Hoy celebramos a san Marcos, evangelista. Según la tradición, compañero durante un tiempo de san Pedro (por eso la primera lectura de hoy), y primer obispo de Alejandría. La tradición dice mucho más: que el Cenáculo sería propiedad de su familia, y que él sería aquel joven que escapa del huerto de los Olivos porque los guardias solo consiguen coger sus ropas.

San Marcos no tuvo reparo en, después de acompañar a Pedro durante un tiempo, ir a «pregonar el Evangelio a todas partes», en concreto a Egipto, donde el Señor había estado de recién nacido.
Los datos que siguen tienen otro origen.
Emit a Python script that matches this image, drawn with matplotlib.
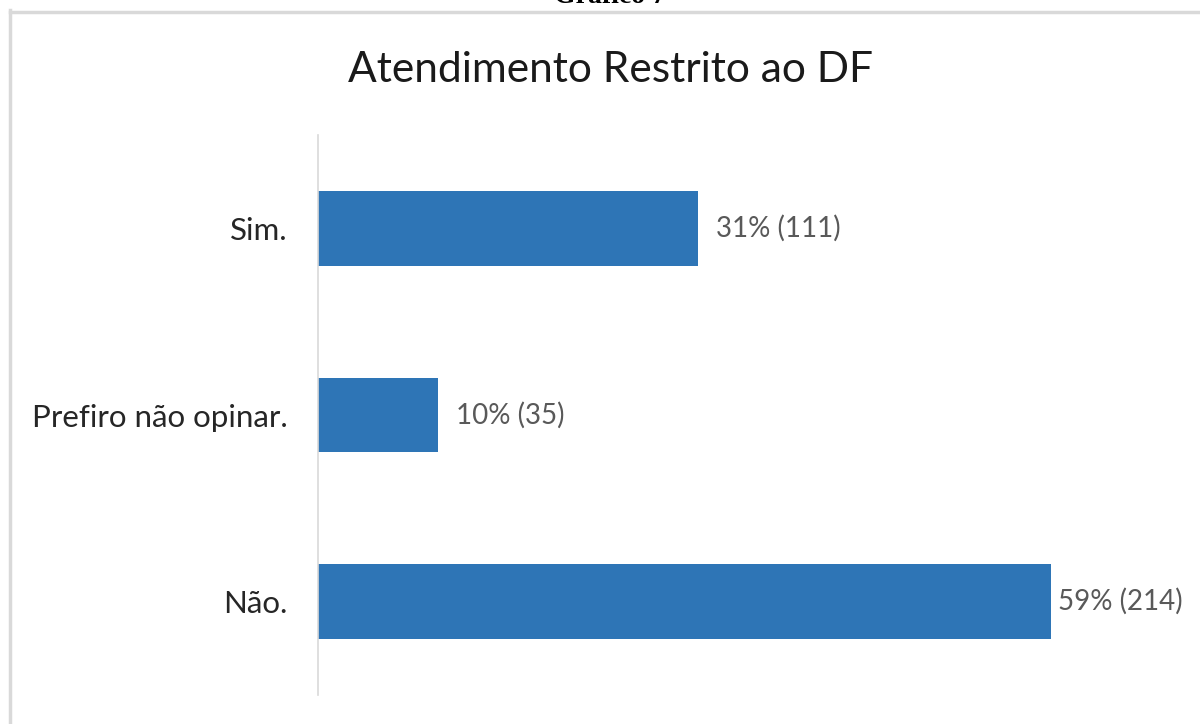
import matplotlib.pyplot as plt
from matplotlib.lines import Line2D

categorias = ['Sim.', 'Prefiro não opinar.', 'Não.']
contagens = [111, 35, 214]
percentuais = [31, 10, 59]

plt.rcParams['font.family'] = ['Lato', 'DejaVu Sans']

fig = plt.figure(figsize=(12, 7.24), dpi=100)
W, H = 1200, 724

# moldura cinza do grafico (so topo e lado esquerdo aparecem)
fig.add_artist(Line2D([9.5 / W, 9.5 / W], [0, 1 - 10 / H], color='#d9d9d9', lw=2.5))
fig.add_artist(Line2D([9.5 / W, 1], [1 - 11.5 / H, 1 - 11.5 / H], color='#d9d9d9', lw=2.5))

# legenda cortada no topo
fig.text(0.508, 1 - 3 / H, 'Gráfico 7', family='Liberation Serif', weight='bold',
         fontsize=20, ha='center', va='baseline', color='black')

ax = fig.add_axes([318 / W, 1 - 695 / H, (1174 - 318) / W, 560 / H])
pos = list(range(len(categorias)))
ax.barh(pos, contagens, height=0.40, color='#2e75b6')
ax.set_xlim(0, 250)
ax.set_ylim(2.5, -0.5)
ax.set_yticks(pos)
ax.set_yticklabels(categorias, fontsize=22.5, color='#262626')
ax.tick_params(axis='y', length=0, pad=22)
ax.set_xticks([])
for s in ['top', 'right', 'bottom']:
    ax.spines[s].set_visible(False)
ax.spines['left'].set_color('#d9d9d9')
ax.spines['left'].set_linewidth(1.2)

for p, c, pc in zip(pos, contagens, percentuais):
    dx = 13 if c < 200 else 5  # rotulo do maior valor encosta na borda
    ax.annotate(f'{pc}% ({c})', (c, p), xytext=(dx, 0), textcoords='offset points',
                va='center', ha='left', fontsize=20, color='#595959')

fig.text(610 / W, 1 - 70 / H, 'Atendimento Restrito ao DF', fontsize=30.6,
         ha='center', va='center', color='#1a1a1a')

fig.savefig('out.png', dpi=100)
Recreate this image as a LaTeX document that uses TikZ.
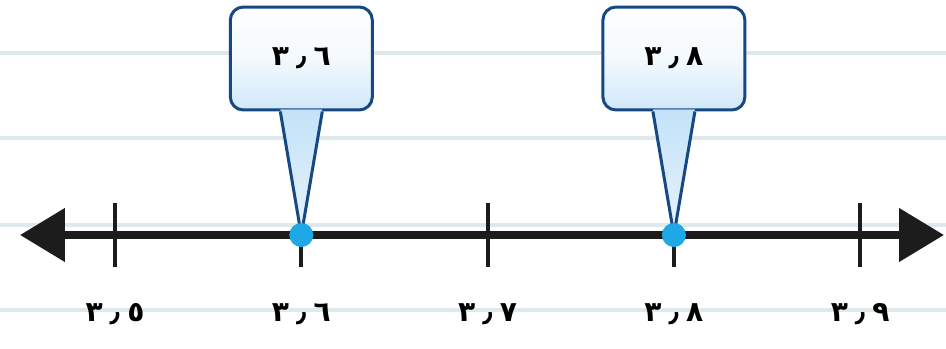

Vivía en la fe de aquello que escribió: «A los que crean, les acompañarán estos signos: echarán demonios en mi nombre, hablarán lenguas nuevas, cogerán serpientes en sus manos y, si beben un veneno mortal, no les hará daño. Impondrán las manos a los enfermos, y quedarán sanos». No sabemos con certeza cuáles y cuántos de estos signos hizo san Marcos, pero podemos estar seguros de que los hizo, como los haría san Pedro. Y hoy es un buen día para preguntarnos, todo esto, ¿pasó solo en la Iglesia primitiva? ¿Era una promesa solo para la primera generación? ¿No es una promesa para todas las generaciones? Y entonces, hoy, ¿suceden las mismas cosas?
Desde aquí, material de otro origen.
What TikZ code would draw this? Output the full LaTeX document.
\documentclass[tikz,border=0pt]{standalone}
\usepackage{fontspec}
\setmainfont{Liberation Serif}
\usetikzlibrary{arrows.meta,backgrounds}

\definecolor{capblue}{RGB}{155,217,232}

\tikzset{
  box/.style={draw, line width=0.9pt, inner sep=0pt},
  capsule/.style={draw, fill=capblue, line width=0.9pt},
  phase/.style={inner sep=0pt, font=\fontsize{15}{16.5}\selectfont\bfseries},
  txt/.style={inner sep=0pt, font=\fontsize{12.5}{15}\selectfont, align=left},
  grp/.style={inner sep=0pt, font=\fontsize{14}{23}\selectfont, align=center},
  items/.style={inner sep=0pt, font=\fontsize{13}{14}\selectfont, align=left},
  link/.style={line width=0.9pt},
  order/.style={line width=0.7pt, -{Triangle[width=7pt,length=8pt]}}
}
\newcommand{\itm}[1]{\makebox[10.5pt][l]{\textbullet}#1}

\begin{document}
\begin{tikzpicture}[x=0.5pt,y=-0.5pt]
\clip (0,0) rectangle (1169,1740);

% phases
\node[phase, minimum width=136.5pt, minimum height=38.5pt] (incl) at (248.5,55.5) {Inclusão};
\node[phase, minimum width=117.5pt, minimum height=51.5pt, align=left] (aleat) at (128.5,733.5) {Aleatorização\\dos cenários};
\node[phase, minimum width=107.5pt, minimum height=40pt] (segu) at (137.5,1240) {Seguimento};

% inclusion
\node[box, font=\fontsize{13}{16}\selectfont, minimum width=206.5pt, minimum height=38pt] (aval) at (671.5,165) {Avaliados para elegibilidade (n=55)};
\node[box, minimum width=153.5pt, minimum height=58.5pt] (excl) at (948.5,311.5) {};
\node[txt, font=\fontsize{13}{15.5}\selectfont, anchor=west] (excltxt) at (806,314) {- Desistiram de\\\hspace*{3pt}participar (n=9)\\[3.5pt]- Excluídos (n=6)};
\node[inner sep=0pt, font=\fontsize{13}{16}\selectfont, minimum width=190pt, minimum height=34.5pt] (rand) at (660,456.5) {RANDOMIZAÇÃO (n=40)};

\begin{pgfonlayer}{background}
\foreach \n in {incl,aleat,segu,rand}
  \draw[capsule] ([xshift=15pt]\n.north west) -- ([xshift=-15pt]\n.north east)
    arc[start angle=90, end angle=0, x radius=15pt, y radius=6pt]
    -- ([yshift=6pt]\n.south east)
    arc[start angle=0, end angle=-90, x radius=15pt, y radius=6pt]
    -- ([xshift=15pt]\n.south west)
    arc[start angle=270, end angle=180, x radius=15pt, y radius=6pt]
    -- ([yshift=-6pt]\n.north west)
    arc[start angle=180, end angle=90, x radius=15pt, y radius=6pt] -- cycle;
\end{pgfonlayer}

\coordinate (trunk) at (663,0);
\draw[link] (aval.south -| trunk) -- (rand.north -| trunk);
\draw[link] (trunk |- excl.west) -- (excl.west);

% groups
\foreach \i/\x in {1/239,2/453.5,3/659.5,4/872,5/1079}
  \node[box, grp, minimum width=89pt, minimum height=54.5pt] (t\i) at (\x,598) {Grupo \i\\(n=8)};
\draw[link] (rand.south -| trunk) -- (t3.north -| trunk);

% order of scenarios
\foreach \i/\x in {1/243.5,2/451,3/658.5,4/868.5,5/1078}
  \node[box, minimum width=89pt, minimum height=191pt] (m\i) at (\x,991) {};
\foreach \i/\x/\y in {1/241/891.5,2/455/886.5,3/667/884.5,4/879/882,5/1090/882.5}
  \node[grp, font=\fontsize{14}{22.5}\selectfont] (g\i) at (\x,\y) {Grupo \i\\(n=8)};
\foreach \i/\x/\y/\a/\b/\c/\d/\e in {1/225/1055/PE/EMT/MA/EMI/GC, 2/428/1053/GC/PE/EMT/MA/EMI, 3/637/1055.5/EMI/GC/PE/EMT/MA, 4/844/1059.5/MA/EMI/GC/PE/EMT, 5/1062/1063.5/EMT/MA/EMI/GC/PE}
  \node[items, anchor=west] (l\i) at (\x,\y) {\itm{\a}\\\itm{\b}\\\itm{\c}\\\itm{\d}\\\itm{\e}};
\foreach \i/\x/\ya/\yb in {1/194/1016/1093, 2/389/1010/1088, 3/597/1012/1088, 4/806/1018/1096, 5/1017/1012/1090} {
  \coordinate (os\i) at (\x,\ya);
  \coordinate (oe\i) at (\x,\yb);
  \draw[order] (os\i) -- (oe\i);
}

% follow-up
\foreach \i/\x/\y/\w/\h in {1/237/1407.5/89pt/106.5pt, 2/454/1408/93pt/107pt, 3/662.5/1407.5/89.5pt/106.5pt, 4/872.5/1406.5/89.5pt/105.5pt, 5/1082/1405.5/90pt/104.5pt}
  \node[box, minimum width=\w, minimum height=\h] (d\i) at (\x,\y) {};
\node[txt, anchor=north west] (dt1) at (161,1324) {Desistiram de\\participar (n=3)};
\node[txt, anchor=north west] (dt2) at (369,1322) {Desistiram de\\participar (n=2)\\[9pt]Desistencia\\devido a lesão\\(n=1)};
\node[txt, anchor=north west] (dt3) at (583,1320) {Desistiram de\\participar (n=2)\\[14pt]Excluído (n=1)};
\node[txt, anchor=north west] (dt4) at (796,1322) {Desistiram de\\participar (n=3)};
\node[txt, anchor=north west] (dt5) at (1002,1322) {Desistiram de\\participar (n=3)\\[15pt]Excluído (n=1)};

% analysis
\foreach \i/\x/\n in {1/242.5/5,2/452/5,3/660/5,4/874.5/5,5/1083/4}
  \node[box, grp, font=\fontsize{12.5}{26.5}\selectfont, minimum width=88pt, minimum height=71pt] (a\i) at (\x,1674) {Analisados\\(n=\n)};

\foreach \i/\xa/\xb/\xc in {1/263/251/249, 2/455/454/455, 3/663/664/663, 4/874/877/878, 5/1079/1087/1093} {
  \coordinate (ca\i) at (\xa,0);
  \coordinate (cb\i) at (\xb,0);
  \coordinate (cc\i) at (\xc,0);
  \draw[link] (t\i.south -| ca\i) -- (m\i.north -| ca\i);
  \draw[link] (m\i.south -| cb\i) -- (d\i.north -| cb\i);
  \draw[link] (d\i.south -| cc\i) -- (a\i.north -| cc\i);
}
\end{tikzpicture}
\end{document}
Estamos llamados a tener la misma fe, la fe de los apóstoles y los primeros discípulos. «Si tuvierais fe como un granito de mostaza…» Sé que el Señor sigue haciendo estos signos, pero creo que podría hacer muchos más, si creyéramos más. Una vez conocí a una Hermana de la Caridad de Santa Ana que, cuando era una joven monja, misionera en la selva, le mordió una serpiente y en la candidez de su fe le dijo: «Pues lo siento, serpientita, que el Señor dijo que tu veneno no nos podrá hacer daño». Y cuando volvió al pueblo, los indígenas vieron la herida de la mordedura, y le dijeron que tendría que estar muerta. Por eso, «Señor, auméntanos la fe».